This invention relates to cold hearth refining of metals such as titanium alloys which must be completely free of unrefined inclusions and, more particularly, to a new and improved cold hearth arrangement which is especially adapted to prevent contamination of refined metal.
In applications wherein metals such as titanium alloys which have been refined by cold hearth refining are used in aircraft engine parts, for example, the presence of tiny amounts of unrefined inclusions in the refined ingot is severely detrimental. Since such inclusions may, for example, result in fracture and disintegration of aircraft engine parts rotating at very high speed, they should be completely avoided.
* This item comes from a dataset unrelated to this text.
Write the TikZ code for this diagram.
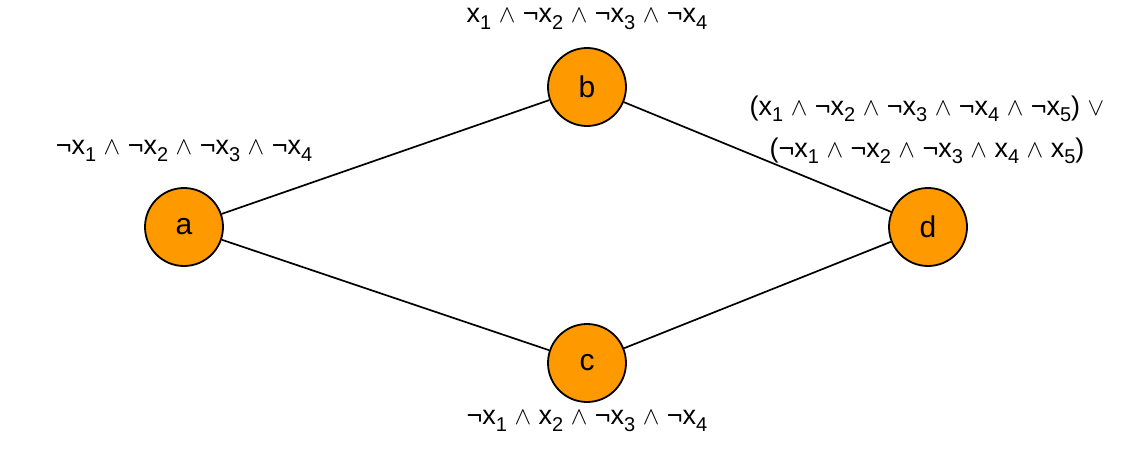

In conventional cold hearth refining of metals such as titanium alloys, a water-cooled hearth is supplied with lumps or pieces of titanium sponge or machine turnings of titanium alloy consisting of scrap from the manufacture of titanium alloy parts. This material is introduced by gravity feed at one end of a cooled, elongated hearth in a furnace in which the material is first melted and then refined by energy input from electron beam impingement or plasma torches. The refined molten material is poured from the opposite end of the hearth into a cylindrical mold where it forms a vertically disposed cylindrical ingot that is withdrawn downwardly within the mold as it solidifies.
In conventional cold hearth furnaces used for refining of titanium alloy or the like, in which compacted briquettes and large solid fragments of titanium alloy material are introduced into the melting region, unmelted portions of the alloy material may roll or float downstream from the melting region into the refining region of the hearth so as to contaminate the refined metal in the casting region. Light solids, such as chopped tubing, may also escape complete melting and float into the refining region, causing the same problem.
Heretofore, efforts have been made to separate different portions of the hearth in cold hearth refining systems by mounting physical barriers, such as dams or partitions, in the hearth. In the Hunt U.S. Pat. No. 3,343,828, for example, an elongated flow path is formed in the hearth by providing partial dividers made of graphite which extend alternately from the opposite sides of the hearth to define a serpentine path. This arrangement is not only expensive, but also is incapable of variation without complete reconstruction of the hearth. The Heimerl U.S. Pat. No. 3,748,070 discloses the formation of dams or barriers between one hearth region and another by the provision of cooling bodies at a selected location either within the hearth itself or positioned in contact with the surface of the molten material, causing the molten material to solidify and form a barrier in the immediate vicinity of the cooling body. This arrangement also requires additional hearth structure with a corresponding increase in cost and is incapable of modification without reconstructing the hearth.
Accordingly, it is an object of the present invention to provide a new and improved cold hearth refining arrangement which overcomes the above-mentioned disadvantages of the prior art.
Another object of the invention is to provide a new and improved cold hearth refining arrangement providing a separation between the melting region and the refining region of the hearth which is capable of structural modification without disassembly of the hearth.